Installation de George de Layens à Huez

INSTALLATION DE GEORGES DE LAYENS À HUEZ
Source :
Archives André Glaudas. 
Extrait du texte « souvenir d’hivernage » de Gaston Bonnier,
Membre de l’Académie des science.

Sur le même sujet :
Georges de Layens, apiculteur et ermite à Huez

Voici comment George de Layens raconte, dans une lettre à sa mère datée du 15 avril 1869, sa visite à Huez et sa première entrevue avec l’abbé Baffert, qui allait devenir bientôt un de ses plus précieux auxiliaires en apiculture :

La ville autour de laquelle je rayonne pour chercher à établir mes expériences est le Bourg-d’Oisans (Isère), où tu pourras m’écrite passe restante jusqu’à nouvel avis.

Avant-hier première excursion à 50 mètres au-dessus du niveau de la plaine.
J’engage la conversation avec un paysan qui montait vers son village, et comme il me propose d’aller avec lui, je marche sur ses traces. Il avait à chaque main un gros panier qui montant transmuent par un sentier qui mérite à peine ce nom, car on n’a même pas la place de mettre un pied devant l’autre, de rocher en rocher, sur le bord d’une belle cascade qu’on nomme cascade de Sarenne. Au bout de cinq minutes, le paysan se retourne pour me regarder et me dit : « Je crois que vous n’avez pas la tête ». Je suis réponde que la tête est solide, mais que le pied n’est pas encore montagnard. Par conséquent comme je n’ai pas envie de me casser le cou, par amour propre, je lui souhaite bon voyage en le remerciant, et je le suis des yeux grimpant tranquillement sur le rocher à pic, avec ses deux paniers au bras.

Il faut ajouter à la difficulté de ce chemin (?) une chaleur de 35 degrés, un soleil Ardant qui rend les rochers si brûlants qu’on peut à peine s’y cramponner. J’ai su du reste, hier, que le sentier en question est connu pour être dangereux et difficile ; c’est un raccourci pour aller aux hameaux de l’Argentier, et même tous les gens du pays n’y passent pas.
Voilà comment s’est terminée ma première ascension dans les Alpes, à 50 mètres au-dessus de la plaine.

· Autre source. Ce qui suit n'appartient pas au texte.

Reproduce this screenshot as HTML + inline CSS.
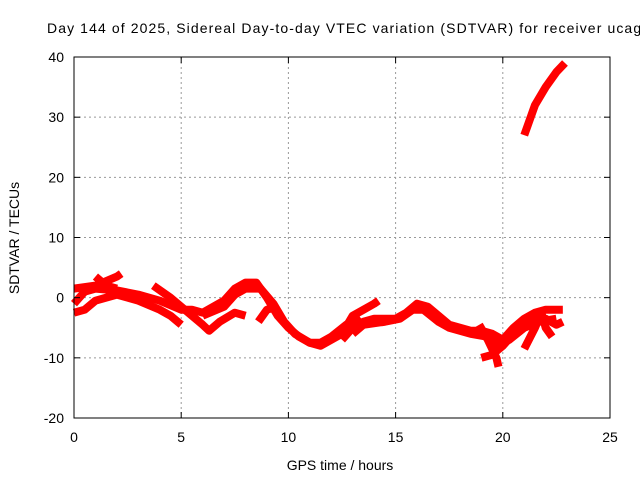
<!DOCTYPE html>
<html><head><meta charset="utf-8"><style>
body{margin:0;background:#fff;}
svg text{font-family:"Liberation Sans",sans-serif;font-size:14px;fill:#000;}
</style></head><body>
<svg id="chart" width="640" height="480" viewBox="0 0 640 480">
<rect width="640" height="480" fill="#fff"/>
<text x="47" y="33" style="font-size:14px;letter-spacing:1.1px">Day 144 of 2025, Sidereal Day-to-day VTEC variation (SDTVAR) for receiver ucag</text>
<g id="grid"></g><g id="marks"></g><g id="axes"></g>
<text x="340" y="470" text-anchor="middle">GPS time / hours</text>
<text transform="translate(19,238) rotate(-90)" text-anchor="middle">SDTVAR / TECUs</text>
</svg>
<script>
const xTicks=[0,5,10,15,20,25];
const yTicks=[-20,-10,0,10,20,30,40];
const trackA=[[0,-1],[0.5,1],[1,1.5],[2,1.2],[3,0.5],[4,-0.5],[5,-2],[5.5,-2],[6,-2.5],[7,-0.5],[7.5,1.5],[8,2.5],[8.5,2.5],[9,0],[9.5,-3],[10,-5],[10.5,-6.5],[11,-7.5],[11.5,-8],[12,-7],[12.5,-6],[13,-3],[13.5,-2],[14,-1],[14.2,-0.5]];
const trackA2=[[6,-3],[7,-1.5],[7.5,0.5],[8,1.5],[8.7,1.5],[9.3,-1],[9.8,-4],[10.3,-6],[11,-7.5],[11.5,-7.5],[12,-6.5],[12.7,-4.5],[13.3,-3]];
const trackB=[[12.5,-7],[13,-5],[13.5,-4],[14,-3.5],[15,-3.5],[15.5,-2.5],[16,-1],[16.5,-1.5],[17,-3],[17.5,-4.5],[18,-5],[18.5,-5.5],[19,-5.5],[19.5,-6],[20,-7],[20.5,-5],[21,-3.5],[21.5,-2.5],[22,-2],[22.5,-2],[22.8,-2]];
const trackB2=[[13,-6],[13.5,-4.5],[14.5,-4],[15.2,-3.5],[15.8,-2],[16.3,-2],[17,-4],[17.5,-5],[18.5,-6],[19.3,-6.5],[19.8,-8],[20.3,-7],[21,-5],[21.7,-4],[22.5,-3.5]];
const trackC=[[0,-2.5],[0.5,-2],[1,-0.5],[2,0.5],[3,-0.5],[4,-2],[4.5,-3],[5,-4.5]];
const trackD=[[3.7,2],[4.5,0],[5,-1.5],[5.5,-3],[6,-4.5],[6.3,-5.5],[6.8,-4],[7.5,-2.5],[8,-3]];
const trackE=[[0,1.5],[1,2],[2,3.5],[2.2,4]];
const trackF=[[1,3.5],[1.5,2],[2,1.5]];
const trackG=[[8.6,-4],[9,-2],[9.5,-1.5]];
const trackH=[[19,-10],[19.5,-9.5],[20,-8],[20.5,-6],[21,-4],[22,-3.5],[22.5,-4.5],[22.8,-4]];
const trackI=[[21,-8.5],[21.5,-5],[21.8,-2.5],[22,-5],[22.3,-6.5]];
const trackJ=[[21,27],[21.2,29],[21.5,32],[22,35],[22.5,37.5],[22.9,39]];
const trackK=[[18.9,-4.5],[19.3,-7],[19.7,-10],[19.8,-11.5]];
const tracks=[trackA,trackA2,trackB,trackB2,trackC,trackD,trackE,trackF,trackG,trackH,trackI,trackJ,trackK];
const L=74,R=610,T=57,B=418;
const xs=h=>L+(h-0)/(25-0)*(R-L);
const ys=v=>B-(v+20)/60*(B-T);
const NS="http://www.w3.org/2000/svg";
const grid=document.getElementById('grid'),axes=document.getElementById('axes'),marks=document.getElementById('marks');
function mk(tag,attrs,parent){const e=document.createElementNS(NS,tag);for(const k in attrs)e.setAttribute(k,attrs[k]);parent.appendChild(e);return e;}
xTicks.forEach(t=>{const x=xs(t);
 if(t>0&&t<25){const g=mk('line',{x1:x,x2:x,y1:T,y2:B,stroke:'#999','stroke-dasharray':'2,3'},grid);
 
 }
 mk('line',{x1:x,x2:x,y1:B,y2:B-6,stroke:'#000'},axes);mk('line',{x1:x,x2:x,y1:T,y2:T+6,stroke:'#000'},axes);
 const tx=mk('text',{x:x,y:B+24,'text-anchor':'middle'},axes);tx.textContent=t;
 
 });
yTicks.forEach(t=>{const y=ys(t);
 if(t>-20&&t<40){const g=mk('line',{x1:L,x2:R,y1:y,y2:y,stroke:'#999','stroke-dasharray':'2,3'},grid);
 
 }
 mk('line',{x1:L,x2:L+6,y1:y,y2:y,stroke:'#000'},axes);mk('line',{x1:R,x2:R-6,y1:y,y2:y,stroke:'#000'},axes);
 const tx=mk('text',{x:L-10,y:y+5,'text-anchor':'end'},axes);tx.textContent=t;
 
 });
const border=mk('rect',{x:L,y:T,width:R-L,height:B-T,fill:'none',stroke:'#000'},axes);


tracks.forEach(tr=>{const p=mk('polyline',{points:tr.map(d=>xs(d[0])+','+ys(d[1])).join(' '),fill:'none',stroke:'#f00','stroke-width':8,'stroke-linejoin':'round','stroke-linecap':'butt'},marks);
 
 });
</script>
</body></html>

– Hier, seconde excursion, à 2200 mètres d’altitude.
En partant hier matin, après avoir absorbé un litre et demi de lait de chèvre, je pensais que si pour monter dans les pâturages alpins, il fallait grimper par des sentiers dans le genre de celui que la veille, je serais vite en chemin de fer dans la direction de Paris. Heureusement, j’étais tout à fait dans l’erreur et rien n’est plus facile que de s’élever même sans grande fatigue, à une altitude considérable, et de jouir de tout ce que l’on peut voir de plus beau dans les Alpes, au milieu des fleurs les plus variées qu’on puisse imaginer.
Hier donc, je suis parti dès le premier matin pour un petit village appelé Huez et qui est situé presque à 1500 mètres de hauteur. Je me suis simplement présenté chez le curé de ce village (l’abbé Baffert), pour solliciter de son obligeance quelques renseignements sur les environs. J’ai été parfaitement reçu par lui, et il a même voulu à toute force me faire servir une petite collation à mon retour des pâturages.

J’ai passé toute ma journée à aller d’un chalet à une autre, et partout parfaite réception (ce qu’on me disait de l’hospitalité proverbiale des habitants de l’Isère et tout à fait exacte). J’ai été jusqu’au chalet le plus élevé, à plus de 2000 mètres d’altitude, et j’y ai goûté du beurre frais remarquablement bon avec un fin goût de plantes alpestres.
J’ai bien envie d’établir mon premier rucher dans un de ces chalets.